### Data:
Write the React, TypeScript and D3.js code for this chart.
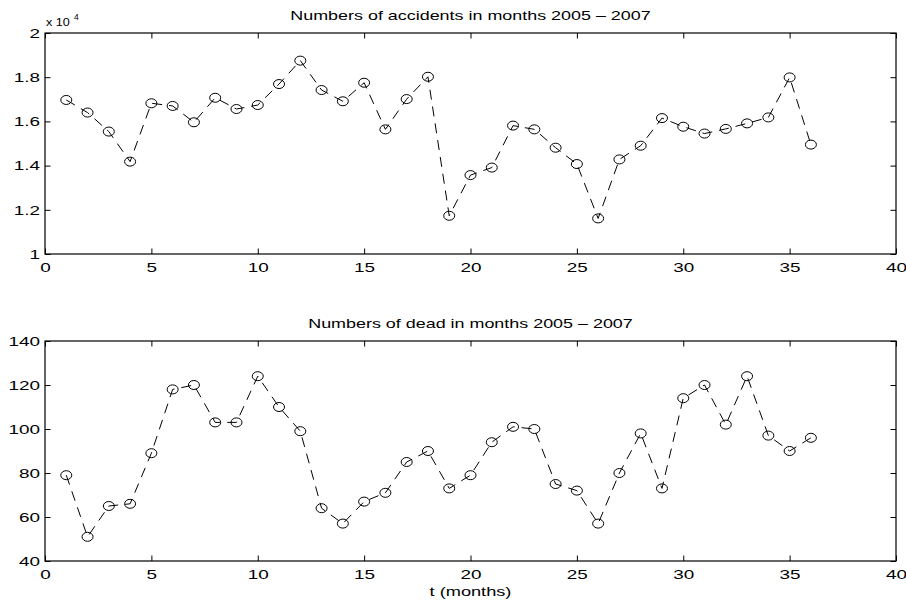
import { useEffect, useRef } from "react";
import * as d3 from "d3";

// monthly counts, Jan 2005 .. Dec 2007
const accidents = [
    16970, 16400, 15540, 14180, 16820, 16700, 15960, 17070, 16560, 16740, 17690, 18750,
    17420, 16910, 17750, 15640, 17010, 18020, 11730, 13570, 13910, 15810, 15640, 14810,
    14070, 11610, 14280, 14900, 16150, 15760, 15450, 15660, 15910, 16180, 17990, 14950,
];
const deaths = [
    79, 51, 65, 66, 89, 118, 120, 103, 103, 124, 110, 99,
    64, 57, 67, 71, 85, 90, 73, 79, 94, 101, 100, 75,
    72, 57, 80, 98, 73, 114, 120, 102, 124, 97, 90, 96,
];
const xTicks = [0, 5, 10, 15, 20, 25, 30, 35, 40];
const accTicks = [10000, 12000, 14000, 16000, 18000, 20000];
const deadTicks = [40, 60, 80, 100, 120, 140];
const titles = [
    "Numbers of accidents in months 2005 \u2013 2007",
    "Numbers of dead in months 2005 \u2013 2007",
];
const xLabel = "t (months)";

const W = 906;
const H = 603;
const LEFT = 45;
const RIGHT = 896;
const FONT = "'Liberation Sans', Arial, Helvetica, sans-serif";
const FS = 13.5;
const STRETCH = 1.4; // text in the original is horizontally stretched

function App() {
    const svgRef = useRef(null);

    useEffect(() => {
        const svg = d3.select(svgRef.current);
        svg.selectAll("*").remove();

        const panels = [
            { top: 33, bottom: 254, values: accidents, domain: [10000, 20000], ticks: accTicks, fmt: (d) => d3.format("~g")(d / 10000), title: titles[0] },
            { top: 341, bottom: 561, values: deaths, domain: [40, 140], ticks: deadTicks, fmt: (d) => String(d), title: titles[1] },
        ];

        const x = d3.scaleLinear().domain([0, 40]).range([LEFT, RIGHT]);

        panels.forEach((p) => {
            const y = d3.scaleLinear().domain(p.domain).range([p.bottom, p.top]);
            const g = svg.append("g");

            // axes (ticks inward)
            const styleAxis = (sel) => {
                sel.select(".domain").remove();
                sel.selectAll("line").attr("stroke", "#000").attr("stroke-width", 1);
                sel.selectAll("text")
                    .attr("fill", "#000")
                    .style("font-family", FONT)
                    .style("font-size", FS + "px");
            };

            g.append("g")
                .attr("transform", `translate(0,${p.bottom})`)
                .call(d3.axisBottom(x).tickValues(xTicks).tickSize(-5.5).tickSizeOuter(0).tickPadding(8))
                .call(styleAxis)
                .selectAll("text")
                .attr("transform", `scale(${STRETCH},1)`);

            g.append("g")
                .attr("transform", `translate(0,${p.top})`)
                .call(d3.axisTop(x).tickValues(xTicks).tickSize(-5.5).tickSizeOuter(0).tickFormat(() => ""))
                .call(styleAxis);

            g.append("g")
                .attr("transform", `translate(${LEFT},0)`)
                .call(d3.axisLeft(y).tickValues(p.ticks).tickSize(-5.5).tickSizeOuter(0).tickPadding(3.6).tickFormat(p.fmt))
                .call(styleAxis)
                .selectAll("text")
                .attr("transform", `scale(${STRETCH},1)`);

            g.append("g")
                .attr("transform", `translate(${RIGHT},0)`)
                .call(d3.axisRight(y).tickValues(p.ticks).tickSize(-5.5).tickSizeOuter(0).tickFormat(() => ""))
                .call(styleAxis);

            // frame
            g.append("rect")
                .attr("x", LEFT)
                .attr("y", p.top)
                .attr("width", RIGHT - LEFT)
                .attr("height", p.bottom - p.top)
                .attr("fill", "none")
                .attr("stroke", "#000")
                .attr("stroke-width", 1.2);

            // title
            g.append("text")
                .attr("transform", `translate(${(LEFT + RIGHT) / 2},${p.top - 13}) scale(${STRETCH},1)`)
                .attr("text-anchor", "middle")
                .style("font-family", FONT)
                .style("font-size", "12.8px")
                .text(p.title);

            // dashed line
            const pts = p.values.map((v, i) => [i + 1, v]);
            const myLine = d3.line()
                .x((d) => x(d[0]))
                .y((d) => y(d[1]));

            g.append("path")
                .datum(pts)
                .attr("d", myLine)
                .attr("fill", "none")
                .attr("stroke", "#000")
                .attr("stroke-width", 1)
                .attr("stroke-dasharray", "10,7");

            // circle markers
            g.selectAll(".dots")
                .data(pts)
                .join("ellipse")
                .attr("class", "dots")
                .attr("cx", (d) => x(d[0]))
                .attr("cy", (d) => y(d[1]))
                .attr("rx", 5.5)
                .attr("ry", 4.5)
                .attr("fill", "none")
                .attr("stroke", "#000")
                .attr("stroke-width", 1);
        });

        // exponent label for top panel
        svg.append("text")
            .attr("transform", "translate(46,26) scale(1.1,1)")
            .style("font-family", FONT)
            .style("font-size", "11.5px")
            .text("x 10");
        svg.append("text")
            .attr("x", 74)
            .attr("y", 20)
            .style("font-family", FONT)
            .style("font-size", "8.5px")
            .text("4");

        // x axis label
        svg.append("text")
            .attr("transform", `translate(${(LEFT + RIGHT) / 2},596) scale(${STRETCH},1)`)
            .attr("text-anchor", "middle")
            .style("font-family", FONT)
            .style("font-size", "13px")
            .text(xLabel);
    }, []);

    return (
        <svg
            ref={svgRef}
            width={W}
            height={H}
            style={{ position: "absolute", left: 0, top: 0, background: "#fff" }}
        ></svg>
    );
}

export default App;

### What you should do:
Copy out the data above exactly, except the pictures.

### Solution for this task:
Write the React, TypeScript and D3.js code for this chart.
import { useEffect, useRef } from "react";
import * as d3 from "d3";

// monthly counts, Jan 2005 .. Dec 2007
const accidents = [
    16970, 16400, 15540, 14180, 16820, 16700, 15960, 17070, 16560, 16740, 17690, 18750,
    17420, 16910, 17750, 15640, 17010, 18020, 11730, 13570, 13910, 15810, 15640, 14810,
    14070, 11610, 14280, 14900, 16150, 15760, 15450, 15660, 15910, 16180, 17990, 14950,
];
const deaths = [
    79, 51, 65, 66, 89, 118, 120, 103, 103, 124, 110, 99,
    64, 57, 67, 71, 85, 90, 73, 79, 94, 101, 100, 75,
    72, 57, 80, 98, 73, 114, 120, 102, 124, 97, 90, 96,
];
const xTicks = [0, 5, 10, 15, 20, 25, 30, 35, 40];
const accTicks = [10000, 12000, 14000, 16000, 18000, 20000];
const deadTicks = [40, 60, 80, 100, 120, 140];
const titles = [
    "Numbers of accidents in months 2005 \u2013 2007",
    "Numbers of dead in months 2005 \u2013 2007",
];
const xLabel = "t (months)";

const W = 906;
const H = 603;
const LEFT = 45;
const RIGHT = 896;
const FONT = "'Liberation Sans', Arial, Helvetica, sans-serif";
const FS = 13.5;
const STRETCH = 1.4; // text in the original is horizontally stretched

function App() {
    const svgRef = useRef(null);

    useEffect(() => {
        const svg = d3.select(svgRef.current);
        svg.selectAll("*").remove();

        const panels = [
            { top: 33, bottom: 254, values: accidents, domain: [10000, 20000], ticks: accTicks, fmt: (d) => d3.format("~g")(d / 10000), title: titles[0] },
            { top: 341, bottom: 561, values: deaths, domain: [40, 140], ticks: deadTicks, fmt: (d) => String(d), title: titles[1] },
        ];

        const x = d3.scaleLinear().domain([0, 40]).range([LEFT, RIGHT]);

        panels.forEach((p) => {
            const y = d3.scaleLinear().domain(p.domain).range([p.bottom, p.top]);
            const g = svg.append("g");

            // axes (ticks inward)
            const styleAxis = (sel) => {
                sel.select(".domain").remove();
                sel.selectAll("line").attr("stroke", "#000").attr("stroke-width", 1);
                sel.selectAll("text")
                    .attr("fill", "#000")
                    .style("font-family", FONT)
                    .style("font-size", FS + "px");
            };

            g.append("g")
                .attr("transform", `translate(0,${p.bottom})`)
                .call(d3.axisBottom(x).tickValues(xTicks).tickSize(-5.5).tickSizeOuter(0).tickPadding(8))
                .call(styleAxis)
                .selectAll("text")
                .attr("transform", `scale(${STRETCH},1)`);

            g.append("g")
                .attr("transform", `translate(0,${p.top})`)
                .call(d3.axisTop(x).tickValues(xTicks).tickSize(-5.5).tickSizeOuter(0).tickFormat(() => ""))
                .call(styleAxis);

            g.append("g")
                .attr("transform", `translate(${LEFT},0)`)
                .call(d3.axisLeft(y).tickValues(p.ticks).tickSize(-5.5).tickSizeOuter(0).tickPadding(3.6).tickFormat(p.fmt))
                .call(styleAxis)
                .selectAll("text")
                .attr("transform", `scale(${STRETCH},1)`);

            g.append("g")
                .attr("transform", `translate(${RIGHT},0)`)
                .call(d3.axisRight(y).tickValues(p.ticks).tickSize(-5.5).tickSizeOuter(0).tickFormat(() => ""))
                .call(styleAxis);

            // frame
            g.append("rect")
                .attr("x", LEFT)
                .attr("y", p.top)
                .attr("width", RIGHT - LEFT)
                .attr("height", p.bottom - p.top)
                .attr("fill", "none")
                .attr("stroke", "#000")
                .attr("stroke-width", 1.2);

            // title
            g.append("text")
                .attr("transform", `translate(${(LEFT + RIGHT) / 2},${p.top - 13}) scale(${STRETCH},1)`)
                .attr("text-anchor", "middle")
                .style("font-family", FONT)
                .style("font-size", "12.8px")
                .text(p.title);

            // dashed line
            const pts = p.values.map((v, i) => [i + 1, v]);
            const myLine = d3.line()
                .x((d) => x(d[0]))
                .y((d) => y(d[1]));

            g.append("path")
                .datum(pts)
                .attr("d", myLine)
                .attr("fill", "none")
                .attr("stroke", "#000")
                .attr("stroke-width", 1)
                .attr("stroke-dasharray", "10,7");

            // circle markers
            g.selectAll(".dots")
                .data(pts)
                .join("ellipse")
                .attr("class", "dots")
                .attr("cx", (d) => x(d[0]))
                .attr("cy", (d) => y(d[1]))
                .attr("rx", 5.5)
                .attr("ry", 4.5)
                .attr("fill", "none")
                .attr("stroke", "#000")
                .attr("stroke-width", 1);
        });

        // exponent label for top panel
        svg.append("text")
            .attr("transform", "translate(46,26) scale(1.1,1)")
            .style("font-family", FONT)
            .style("font-size", "11.5px")
            .text("x 10");
        svg.append("text")
            .attr("x", 74)
            .attr("y", 20)
            .style("font-family", FONT)
            .style("font-size", "8.5px")
            .text("4");

        // x axis label
        svg.append("text")
            .attr("transform", `translate(${(LEFT + RIGHT) / 2},596) scale(${STRETCH},1)`)
            .attr("text-anchor", "middle")
            .style("font-family", FONT)
            .style("font-size", "13px")
            .text(xLabel);
    }, []);

    return (
        <svg
            ref={svgRef}
            width={W}
            height={H}
            style={{ position: "absolute", left: 0, top: 0, background: "#fff" }}
        ></svg>
    );
}

export default App;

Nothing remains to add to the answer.